* SUPPLIED MATERIAL
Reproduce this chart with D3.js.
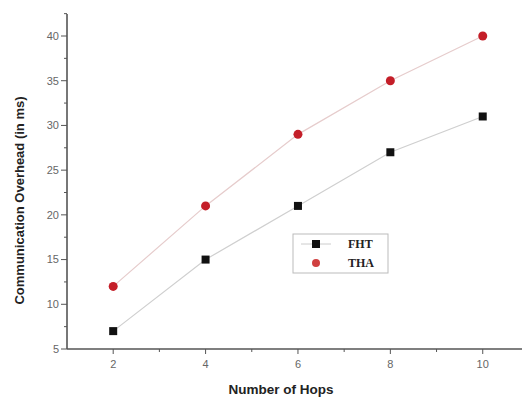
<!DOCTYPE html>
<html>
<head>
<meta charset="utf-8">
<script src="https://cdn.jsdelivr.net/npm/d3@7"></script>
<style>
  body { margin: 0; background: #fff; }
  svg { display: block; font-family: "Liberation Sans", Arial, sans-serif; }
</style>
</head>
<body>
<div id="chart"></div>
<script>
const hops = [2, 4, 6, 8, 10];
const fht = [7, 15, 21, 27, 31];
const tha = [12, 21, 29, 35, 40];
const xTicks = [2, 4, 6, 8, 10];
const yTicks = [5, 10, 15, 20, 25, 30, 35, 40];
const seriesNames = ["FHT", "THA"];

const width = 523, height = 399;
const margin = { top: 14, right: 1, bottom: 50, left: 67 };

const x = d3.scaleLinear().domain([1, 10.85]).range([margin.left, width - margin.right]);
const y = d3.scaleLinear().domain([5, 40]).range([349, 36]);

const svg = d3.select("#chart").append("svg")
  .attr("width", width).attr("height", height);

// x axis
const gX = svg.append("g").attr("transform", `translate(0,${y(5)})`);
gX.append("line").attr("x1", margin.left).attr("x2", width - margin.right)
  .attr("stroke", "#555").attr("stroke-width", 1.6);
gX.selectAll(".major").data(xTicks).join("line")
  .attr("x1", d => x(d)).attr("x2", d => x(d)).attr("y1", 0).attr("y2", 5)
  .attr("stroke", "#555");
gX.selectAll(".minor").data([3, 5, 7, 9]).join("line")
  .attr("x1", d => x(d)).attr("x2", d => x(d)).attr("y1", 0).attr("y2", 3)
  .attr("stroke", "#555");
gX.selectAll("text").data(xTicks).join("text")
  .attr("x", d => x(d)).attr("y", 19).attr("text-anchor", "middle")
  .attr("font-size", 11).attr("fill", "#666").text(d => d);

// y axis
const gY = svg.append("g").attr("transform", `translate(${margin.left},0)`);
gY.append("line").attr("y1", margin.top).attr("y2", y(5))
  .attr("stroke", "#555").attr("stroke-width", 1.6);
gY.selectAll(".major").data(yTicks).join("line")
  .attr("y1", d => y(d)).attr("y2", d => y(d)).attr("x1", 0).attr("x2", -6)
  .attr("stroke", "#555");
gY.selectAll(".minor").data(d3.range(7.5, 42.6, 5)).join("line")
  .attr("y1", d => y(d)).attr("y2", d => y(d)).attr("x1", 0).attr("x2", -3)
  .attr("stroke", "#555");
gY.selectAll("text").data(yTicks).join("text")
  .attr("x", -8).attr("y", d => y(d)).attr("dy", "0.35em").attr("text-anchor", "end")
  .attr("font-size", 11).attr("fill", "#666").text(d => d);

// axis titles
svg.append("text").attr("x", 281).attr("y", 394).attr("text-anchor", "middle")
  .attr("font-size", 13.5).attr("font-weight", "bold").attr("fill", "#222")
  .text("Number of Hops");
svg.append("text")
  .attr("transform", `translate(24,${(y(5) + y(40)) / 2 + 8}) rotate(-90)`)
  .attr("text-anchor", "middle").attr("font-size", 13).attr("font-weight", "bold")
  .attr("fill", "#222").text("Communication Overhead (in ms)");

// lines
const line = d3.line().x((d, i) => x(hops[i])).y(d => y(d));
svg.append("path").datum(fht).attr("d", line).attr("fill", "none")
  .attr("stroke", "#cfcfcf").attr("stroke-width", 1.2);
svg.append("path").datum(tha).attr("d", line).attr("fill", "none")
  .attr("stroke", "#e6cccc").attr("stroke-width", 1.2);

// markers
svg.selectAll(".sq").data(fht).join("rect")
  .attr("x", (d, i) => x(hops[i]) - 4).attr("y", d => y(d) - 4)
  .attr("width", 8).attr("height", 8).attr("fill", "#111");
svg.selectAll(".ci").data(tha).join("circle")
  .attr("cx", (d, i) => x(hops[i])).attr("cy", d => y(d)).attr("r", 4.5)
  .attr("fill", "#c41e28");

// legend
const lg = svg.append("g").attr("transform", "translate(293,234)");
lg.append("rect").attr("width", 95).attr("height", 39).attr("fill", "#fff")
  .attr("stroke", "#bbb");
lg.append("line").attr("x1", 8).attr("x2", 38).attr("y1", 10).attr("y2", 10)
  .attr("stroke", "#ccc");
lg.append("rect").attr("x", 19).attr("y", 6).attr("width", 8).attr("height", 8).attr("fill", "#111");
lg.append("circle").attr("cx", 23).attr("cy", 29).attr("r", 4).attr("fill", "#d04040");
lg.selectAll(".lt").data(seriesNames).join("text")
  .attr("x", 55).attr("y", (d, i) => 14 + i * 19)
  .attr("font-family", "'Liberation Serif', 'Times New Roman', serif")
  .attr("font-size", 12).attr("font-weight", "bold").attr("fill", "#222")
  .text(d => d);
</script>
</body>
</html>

* WHAT TO WORK ON
Leave the images out, please, and restate each line word for word.

* RESPONSE TO THE EXERCISE
Reproduce this chart with D3.js.
<!DOCTYPE html>
<html>
<head>
<meta charset="utf-8">
<script src="https://cdn.jsdelivr.net/npm/d3@7"></script>
<style>
  body { margin: 0; background: #fff; }
  svg { display: block; font-family: "Liberation Sans", Arial, sans-serif; }
</style>
</head>
<body>
<div id="chart"></div>
<script>
const hops = [2, 4, 6, 8, 10];
const fht = [7, 15, 21, 27, 31];
const tha = [12, 21, 29, 35, 40];
const xTicks = [2, 4, 6, 8, 10];
const yTicks = [5, 10, 15, 20, 25, 30, 35, 40];
const seriesNames = ["FHT", "THA"];

const width = 523, height = 399;
const margin = { top: 14, right: 1, bottom: 50, left: 67 };

const x = d3.scaleLinear().domain([1, 10.85]).range([margin.left, width - margin.right]);
const y = d3.scaleLinear().domain([5, 40]).range([349, 36]);

const svg = d3.select("#chart").append("svg")
  .attr("width", width).attr("height", height);

// x axis
const gX = svg.append("g").attr("transform", `translate(0,${y(5)})`);
gX.append("line").attr("x1", margin.left).attr("x2", width - margin.right)
  .attr("stroke", "#555").attr("stroke-width", 1.6);
gX.selectAll(".major").data(xTicks).join("line")
  .attr("x1", d => x(d)).attr("x2", d => x(d)).attr("y1", 0).attr("y2", 5)
  .attr("stroke", "#555");
gX.selectAll(".minor").data([3, 5, 7, 9]).join("line")
  .attr("x1", d => x(d)).attr("x2", d => x(d)).attr("y1", 0).attr("y2", 3)
  .attr("stroke", "#555");
gX.selectAll("text").data(xTicks).join("text")
  .attr("x", d => x(d)).attr("y", 19).attr("text-anchor", "middle")
  .attr("font-size", 11).attr("fill", "#666").text(d => d);

// y axis
const gY = svg.append("g").attr("transform", `translate(${margin.left},0)`);
gY.append("line").attr("y1", margin.top).attr("y2", y(5))
  .attr("stroke", "#555").attr("stroke-width", 1.6);
gY.selectAll(".major").data(yTicks).join("line")
  .attr("y1", d => y(d)).attr("y2", d => y(d)).attr("x1", 0).attr("x2", -6)
  .attr("stroke", "#555");
gY.selectAll(".minor").data(d3.range(7.5, 42.6, 5)).join("line")
  .attr("y1", d => y(d)).attr("y2", d => y(d)).attr("x1", 0).attr("x2", -3)
  .attr("stroke", "#555");
gY.selectAll("text").data(yTicks).join("text")
  .attr("x", -8).attr("y", d => y(d)).attr("dy", "0.35em").attr("text-anchor", "end")
  .attr("font-size", 11).attr("fill", "#666").text(d => d);

// axis titles
svg.append("text").attr("x", 281).attr("y", 394).attr("text-anchor", "middle")
  .attr("font-size", 13.5).attr("font-weight", "bold").attr("fill", "#222")
  .text("Number of Hops");
svg.append("text")
  .attr("transform", `translate(24,${(y(5) + y(40)) / 2 + 8}) rotate(-90)`)
  .attr("text-anchor", "middle").attr("font-size", 13).attr("font-weight", "bold")
  .attr("fill", "#222").text("Communication Overhead (in ms)");

// lines
const line = d3.line().x((d, i) => x(hops[i])).y(d => y(d));
svg.append("path").datum(fht).attr("d", line).attr("fill", "none")
  .attr("stroke", "#cfcfcf").attr("stroke-width", 1.2);
svg.append("path").datum(tha).attr("d", line).attr("fill", "none")
  .attr("stroke", "#e6cccc").attr("stroke-width", 1.2);

// markers
svg.selectAll(".sq").data(fht).join("rect")
  .attr("x", (d, i) => x(hops[i]) - 4).attr("y", d => y(d) - 4)
  .attr("width", 8).attr("height", 8).attr("fill", "#111");
svg.selectAll(".ci").data(tha).join("circle")
  .attr("cx", (d, i) => x(hops[i])).attr("cy", d => y(d)).attr("r", 4.5)
  .attr("fill", "#c41e28");

// legend
const lg = svg.append("g").attr("transform", "translate(293,234)");
lg.append("rect").attr("width", 95).attr("height", 39).attr("fill", "#fff")
  .attr("stroke", "#bbb");
lg.append("line").attr("x1", 8).attr("x2", 38).attr("y1", 10).attr("y2", 10)
  .attr("stroke", "#ccc");
lg.append("rect").attr("x", 19).attr("y", 6).attr("width", 8).attr("height", 8).attr("fill", "#111");
lg.append("circle").attr("cx", 23).attr("cy", 29).attr("r", 4).attr("fill", "#d04040");
lg.selectAll(".lt").data(seriesNames).join("text")
  .attr("x", 55).attr("y", (d, i) => 14 + i * 19)
  .attr("font-family", "'Liberation Serif', 'Times New Roman', serif")
  .attr("font-size", 12).attr("font-weight", "bold").attr("fill", "#222")
  .text(d => d);
</script>
</body>
</html>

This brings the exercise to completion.